REQUIRED WORK:
Write the material out again in full, word for word. Do not include the pictures.

RAW DATA:
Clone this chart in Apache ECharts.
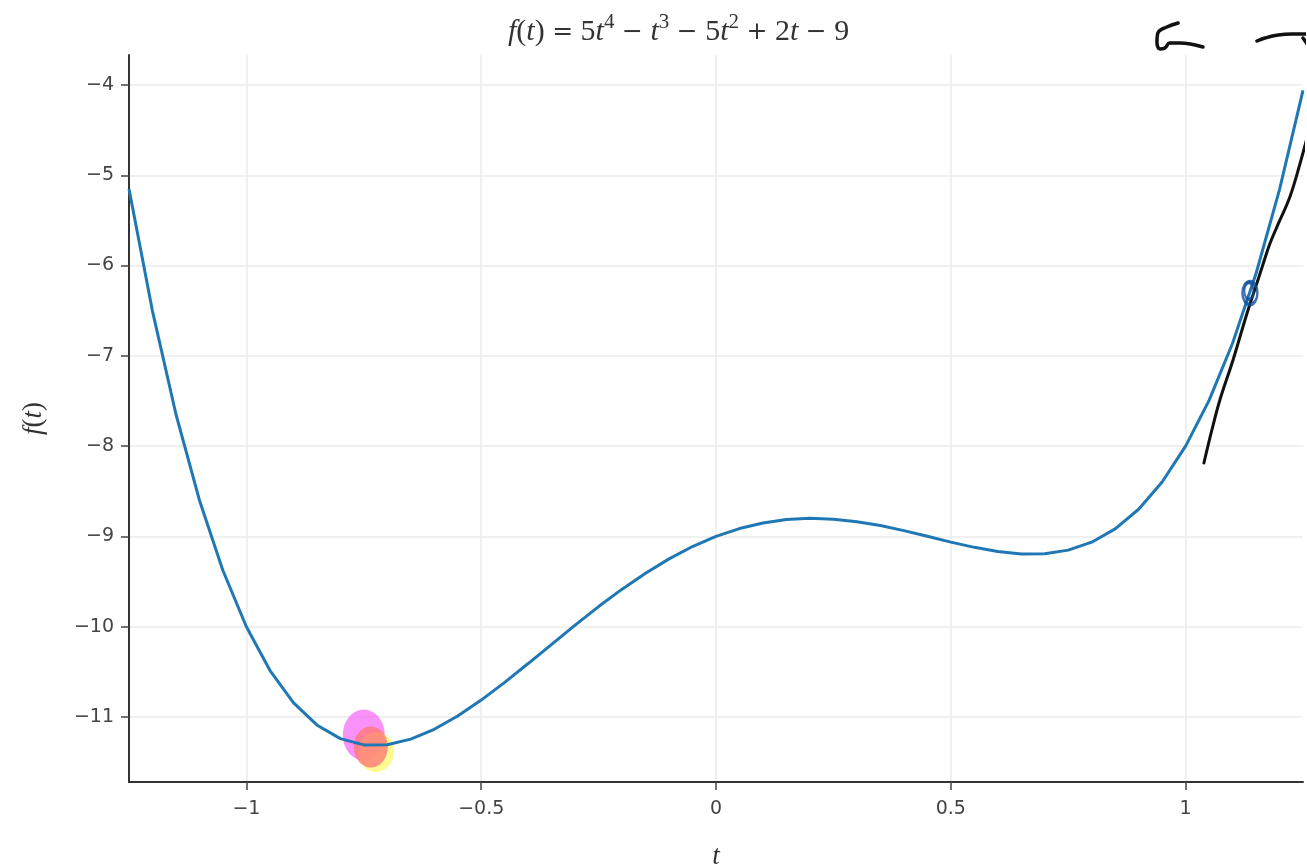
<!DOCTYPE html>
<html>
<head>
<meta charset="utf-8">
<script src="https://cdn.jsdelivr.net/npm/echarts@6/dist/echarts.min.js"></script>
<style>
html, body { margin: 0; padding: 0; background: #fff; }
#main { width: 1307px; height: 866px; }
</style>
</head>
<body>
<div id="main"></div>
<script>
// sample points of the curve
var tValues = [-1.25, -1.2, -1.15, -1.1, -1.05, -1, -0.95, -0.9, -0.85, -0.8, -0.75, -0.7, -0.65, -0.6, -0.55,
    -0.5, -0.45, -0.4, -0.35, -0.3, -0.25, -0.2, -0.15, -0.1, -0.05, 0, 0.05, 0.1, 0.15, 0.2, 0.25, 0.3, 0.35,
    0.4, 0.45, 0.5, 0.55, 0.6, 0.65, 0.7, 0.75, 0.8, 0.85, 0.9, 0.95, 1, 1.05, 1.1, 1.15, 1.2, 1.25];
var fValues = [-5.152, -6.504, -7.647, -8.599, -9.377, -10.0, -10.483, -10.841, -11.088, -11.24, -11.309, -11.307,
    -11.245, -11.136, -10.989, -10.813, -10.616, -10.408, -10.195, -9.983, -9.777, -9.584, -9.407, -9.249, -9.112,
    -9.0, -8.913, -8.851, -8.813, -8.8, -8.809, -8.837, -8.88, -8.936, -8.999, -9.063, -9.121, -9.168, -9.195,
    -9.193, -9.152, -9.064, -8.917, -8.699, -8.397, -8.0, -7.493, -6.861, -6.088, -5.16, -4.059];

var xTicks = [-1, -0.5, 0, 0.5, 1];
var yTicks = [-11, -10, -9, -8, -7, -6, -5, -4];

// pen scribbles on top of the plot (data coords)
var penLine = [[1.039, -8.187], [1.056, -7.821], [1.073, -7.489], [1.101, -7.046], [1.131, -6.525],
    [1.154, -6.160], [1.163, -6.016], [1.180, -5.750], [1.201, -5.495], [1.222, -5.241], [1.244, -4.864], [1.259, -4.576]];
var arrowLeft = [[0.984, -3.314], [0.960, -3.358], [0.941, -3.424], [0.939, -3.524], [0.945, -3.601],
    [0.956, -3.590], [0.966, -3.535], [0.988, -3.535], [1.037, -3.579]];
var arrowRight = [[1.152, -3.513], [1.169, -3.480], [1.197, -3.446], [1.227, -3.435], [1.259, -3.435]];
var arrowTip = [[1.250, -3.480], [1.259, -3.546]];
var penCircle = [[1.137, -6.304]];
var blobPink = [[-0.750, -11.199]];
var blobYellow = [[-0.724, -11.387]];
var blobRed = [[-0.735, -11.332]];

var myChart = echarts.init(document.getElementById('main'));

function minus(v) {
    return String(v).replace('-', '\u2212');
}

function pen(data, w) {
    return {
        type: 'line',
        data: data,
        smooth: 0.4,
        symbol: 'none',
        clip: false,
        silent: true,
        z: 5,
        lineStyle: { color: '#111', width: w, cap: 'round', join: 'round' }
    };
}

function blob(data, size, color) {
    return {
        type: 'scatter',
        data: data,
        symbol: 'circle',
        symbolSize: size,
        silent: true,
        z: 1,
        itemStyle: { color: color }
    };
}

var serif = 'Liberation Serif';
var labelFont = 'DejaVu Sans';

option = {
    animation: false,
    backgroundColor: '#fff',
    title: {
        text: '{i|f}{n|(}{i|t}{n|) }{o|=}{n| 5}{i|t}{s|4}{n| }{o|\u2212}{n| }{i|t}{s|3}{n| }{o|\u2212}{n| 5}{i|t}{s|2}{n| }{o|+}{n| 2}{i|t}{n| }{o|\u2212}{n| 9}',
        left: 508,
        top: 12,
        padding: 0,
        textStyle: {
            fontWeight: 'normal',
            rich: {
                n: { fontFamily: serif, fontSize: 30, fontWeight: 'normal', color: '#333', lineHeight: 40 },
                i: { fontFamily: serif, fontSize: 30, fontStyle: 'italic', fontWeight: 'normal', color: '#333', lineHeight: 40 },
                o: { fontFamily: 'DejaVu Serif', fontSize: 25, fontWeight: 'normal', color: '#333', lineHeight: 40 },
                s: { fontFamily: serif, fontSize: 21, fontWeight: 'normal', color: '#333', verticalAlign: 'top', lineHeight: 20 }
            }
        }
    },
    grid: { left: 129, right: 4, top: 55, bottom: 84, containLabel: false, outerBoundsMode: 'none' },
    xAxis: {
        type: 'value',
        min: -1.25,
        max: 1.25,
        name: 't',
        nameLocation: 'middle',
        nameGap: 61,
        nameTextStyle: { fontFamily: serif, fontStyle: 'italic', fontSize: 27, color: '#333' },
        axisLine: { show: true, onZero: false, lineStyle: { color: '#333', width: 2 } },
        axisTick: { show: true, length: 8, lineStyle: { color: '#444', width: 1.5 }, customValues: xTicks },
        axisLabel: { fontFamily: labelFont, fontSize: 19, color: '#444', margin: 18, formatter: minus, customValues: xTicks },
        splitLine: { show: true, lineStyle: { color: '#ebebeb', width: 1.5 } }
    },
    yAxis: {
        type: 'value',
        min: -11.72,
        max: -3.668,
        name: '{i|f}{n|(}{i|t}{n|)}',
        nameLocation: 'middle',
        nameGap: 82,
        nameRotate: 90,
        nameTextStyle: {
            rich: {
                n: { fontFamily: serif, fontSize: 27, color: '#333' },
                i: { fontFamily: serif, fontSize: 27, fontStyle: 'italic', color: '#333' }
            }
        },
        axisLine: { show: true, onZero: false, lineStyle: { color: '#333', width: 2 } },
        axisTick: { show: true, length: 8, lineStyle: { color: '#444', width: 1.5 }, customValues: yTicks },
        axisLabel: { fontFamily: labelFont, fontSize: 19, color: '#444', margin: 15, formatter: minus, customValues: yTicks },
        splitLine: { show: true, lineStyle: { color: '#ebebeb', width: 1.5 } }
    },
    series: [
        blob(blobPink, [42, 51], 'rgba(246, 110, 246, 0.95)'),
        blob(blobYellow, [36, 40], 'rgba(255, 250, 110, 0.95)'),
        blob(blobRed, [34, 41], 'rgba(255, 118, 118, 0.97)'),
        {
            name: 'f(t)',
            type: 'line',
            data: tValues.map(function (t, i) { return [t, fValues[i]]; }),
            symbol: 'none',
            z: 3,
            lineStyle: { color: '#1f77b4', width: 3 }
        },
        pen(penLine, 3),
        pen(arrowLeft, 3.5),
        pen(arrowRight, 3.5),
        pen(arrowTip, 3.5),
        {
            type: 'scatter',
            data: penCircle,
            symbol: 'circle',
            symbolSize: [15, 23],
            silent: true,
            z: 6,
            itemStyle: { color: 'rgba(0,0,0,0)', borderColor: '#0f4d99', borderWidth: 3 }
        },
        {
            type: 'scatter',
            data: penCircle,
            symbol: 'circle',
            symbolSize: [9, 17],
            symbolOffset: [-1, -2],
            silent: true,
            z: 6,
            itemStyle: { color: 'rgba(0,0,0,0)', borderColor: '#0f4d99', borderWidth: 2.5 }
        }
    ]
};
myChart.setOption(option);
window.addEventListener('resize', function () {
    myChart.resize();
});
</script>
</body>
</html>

WRITTEN RESPONSE:
Clone this chart in Apache ECharts.
<!DOCTYPE html>
<html>
<head>
<meta charset="utf-8">
<script src="https://cdn.jsdelivr.net/npm/echarts@6/dist/echarts.min.js"></script>
<style>
html, body { margin: 0; padding: 0; background: #fff; }
#main { width: 1307px; height: 866px; }
</style>
</head>
<body>
<div id="main"></div>
<script>
// sample points of the curve
var tValues = [-1.25, -1.2, -1.15, -1.1, -1.05, -1, -0.95, -0.9, -0.85, -0.8, -0.75, -0.7, -0.65, -0.6, -0.55,
    -0.5, -0.45, -0.4, -0.35, -0.3, -0.25, -0.2, -0.15, -0.1, -0.05, 0, 0.05, 0.1, 0.15, 0.2, 0.25, 0.3, 0.35,
    0.4, 0.45, 0.5, 0.55, 0.6, 0.65, 0.7, 0.75, 0.8, 0.85, 0.9, 0.95, 1, 1.05, 1.1, 1.15, 1.2, 1.25];
var fValues = [-5.152, -6.504, -7.647, -8.599, -9.377, -10.0, -10.483, -10.841, -11.088, -11.24, -11.309, -11.307,
    -11.245, -11.136, -10.989, -10.813, -10.616, -10.408, -10.195, -9.983, -9.777, -9.584, -9.407, -9.249, -9.112,
    -9.0, -8.913, -8.851, -8.813, -8.8, -8.809, -8.837, -8.88, -8.936, -8.999, -9.063, -9.121, -9.168, -9.195,
    -9.193, -9.152, -9.064, -8.917, -8.699, -8.397, -8.0, -7.493, -6.861, -6.088, -5.16, -4.059];

var xTicks = [-1, -0.5, 0, 0.5, 1];
var yTicks = [-11, -10, -9, -8, -7, -6, -5, -4];

// pen scribbles on top of the plot (data coords)
var penLine = [[1.039, -8.187], [1.056, -7.821], [1.073, -7.489], [1.101, -7.046], [1.131, -6.525],
    [1.154, -6.160], [1.163, -6.016], [1.180, -5.750], [1.201, -5.495], [1.222, -5.241], [1.244, -4.864], [1.259, -4.576]];
var arrowLeft = [[0.984, -3.314], [0.960, -3.358], [0.941, -3.424], [0.939, -3.524], [0.945, -3.601],
    [0.956, -3.590], [0.966, -3.535], [0.988, -3.535], [1.037, -3.579]];
var arrowRight = [[1.152, -3.513], [1.169, -3.480], [1.197, -3.446], [1.227, -3.435], [1.259, -3.435]];
var arrowTip = [[1.250, -3.480], [1.259, -3.546]];
var penCircle = [[1.137, -6.304]];
var blobPink = [[-0.750, -11.199]];
var blobYellow = [[-0.724, -11.387]];
var blobRed = [[-0.735, -11.332]];

var myChart = echarts.init(document.getElementById('main'));

function minus(v) {
    return String(v).replace('-', '\u2212');
}

function pen(data, w) {
    return {
        type: 'line',
        data: data,
        smooth: 0.4,
        symbol: 'none',
        clip: false,
        silent: true,
        z: 5,
        lineStyle: { color: '#111', width: w, cap: 'round', join: 'round' }
    };
}

function blob(data, size, color) {
    return {
        type: 'scatter',
        data: data,
        symbol: 'circle',
        symbolSize: size,
        silent: true,
        z: 1,
        itemStyle: { color: color }
    };
}

var serif = 'Liberation Serif';
var labelFont = 'DejaVu Sans';

option = {
    animation: false,
    backgroundColor: '#fff',
    title: {
        text: '{i|f}{n|(}{i|t}{n|) }{o|=}{n| 5}{i|t}{s|4}{n| }{o|\u2212}{n| }{i|t}{s|3}{n| }{o|\u2212}{n| 5}{i|t}{s|2}{n| }{o|+}{n| 2}{i|t}{n| }{o|\u2212}{n| 9}',
        left: 508,
        top: 12,
        padding: 0,
        textStyle: {
            fontWeight: 'normal',
            rich: {
                n: { fontFamily: serif, fontSize: 30, fontWeight: 'normal', color: '#333', lineHeight: 40 },
                i: { fontFamily: serif, fontSize: 30, fontStyle: 'italic', fontWeight: 'normal', color: '#333', lineHeight: 40 },
                o: { fontFamily: 'DejaVu Serif', fontSize: 25, fontWeight: 'normal', color: '#333', lineHeight: 40 },
                s: { fontFamily: serif, fontSize: 21, fontWeight: 'normal', color: '#333', verticalAlign: 'top', lineHeight: 20 }
            }
        }
    },
    grid: { left: 129, right: 4, top: 55, bottom: 84, containLabel: false, outerBoundsMode: 'none' },
    xAxis: {
        type: 'value',
        min: -1.25,
        max: 1.25,
        name: 't',
        nameLocation: 'middle',
        nameGap: 61,
        nameTextStyle: { fontFamily: serif, fontStyle: 'italic', fontSize: 27, color: '#333' },
        axisLine: { show: true, onZero: false, lineStyle: { color: '#333', width: 2 } },
        axisTick: { show: true, length: 8, lineStyle: { color: '#444', width: 1.5 }, customValues: xTicks },
        axisLabel: { fontFamily: labelFont, fontSize: 19, color: '#444', margin: 18, formatter: minus, customValues: xTicks },
        splitLine: { show: true, lineStyle: { color: '#ebebeb', width: 1.5 } }
    },
    yAxis: {
        type: 'value',
        min: -11.72,
        max: -3.668,
        name: '{i|f}{n|(}{i|t}{n|)}',
        nameLocation: 'middle',
        nameGap: 82,
        nameRotate: 90,
        nameTextStyle: {
            rich: {
                n: { fontFamily: serif, fontSize: 27, color: '#333' },
                i: { fontFamily: serif, fontSize: 27, fontStyle: 'italic', color: '#333' }
            }
        },
        axisLine: { show: true, onZero: false, lineStyle: { color: '#333', width: 2 } },
        axisTick: { show: true, length: 8, lineStyle: { color: '#444', width: 1.5 }, customValues: yTicks },
        axisLabel: { fontFamily: labelFont, fontSize: 19, color: '#444', margin: 15, formatter: minus, customValues: yTicks },
        splitLine: { show: true, lineStyle: { color: '#ebebeb', width: 1.5 } }
    },
    series: [
        blob(blobPink, [42, 51], 'rgba(246, 110, 246, 0.95)'),
        blob(blobYellow, [36, 40], 'rgba(255, 250, 110, 0.95)'),
        blob(blobRed, [34, 41], 'rgba(255, 118, 118, 0.97)'),
        {
            name: 'f(t)',
            type: 'line',
            data: tValues.map(function (t, i) { return [t, fValues[i]]; }),
            symbol: 'none',
            z: 3,
            lineStyle: { color: '#1f77b4', width: 3 }
        },
        pen(penLine, 3),
        pen(arrowLeft, 3.5),
        pen(arrowRight, 3.5),
        pen(arrowTip, 3.5),
        {
            type: 'scatter',
            data: penCircle,
            symbol: 'circle',
            symbolSize: [15, 23],
            silent: true,
            z: 6,
            itemStyle: { color: 'rgba(0,0,0,0)', borderColor: '#0f4d99', borderWidth: 3 }
        },
        {
            type: 'scatter',
            data: penCircle,
            symbol: 'circle',
            symbolSize: [9, 17],
            symbolOffset: [-1, -2],
            silent: true,
            z: 6,
            itemStyle: { color: 'rgba(0,0,0,0)', borderColor: '#0f4d99', borderWidth: 2.5 }
        }
    ]
};
myChart.setOption(option);
window.addEventListener('resize', function () {
    myChart.resize();
});
</script>
</body>
</html>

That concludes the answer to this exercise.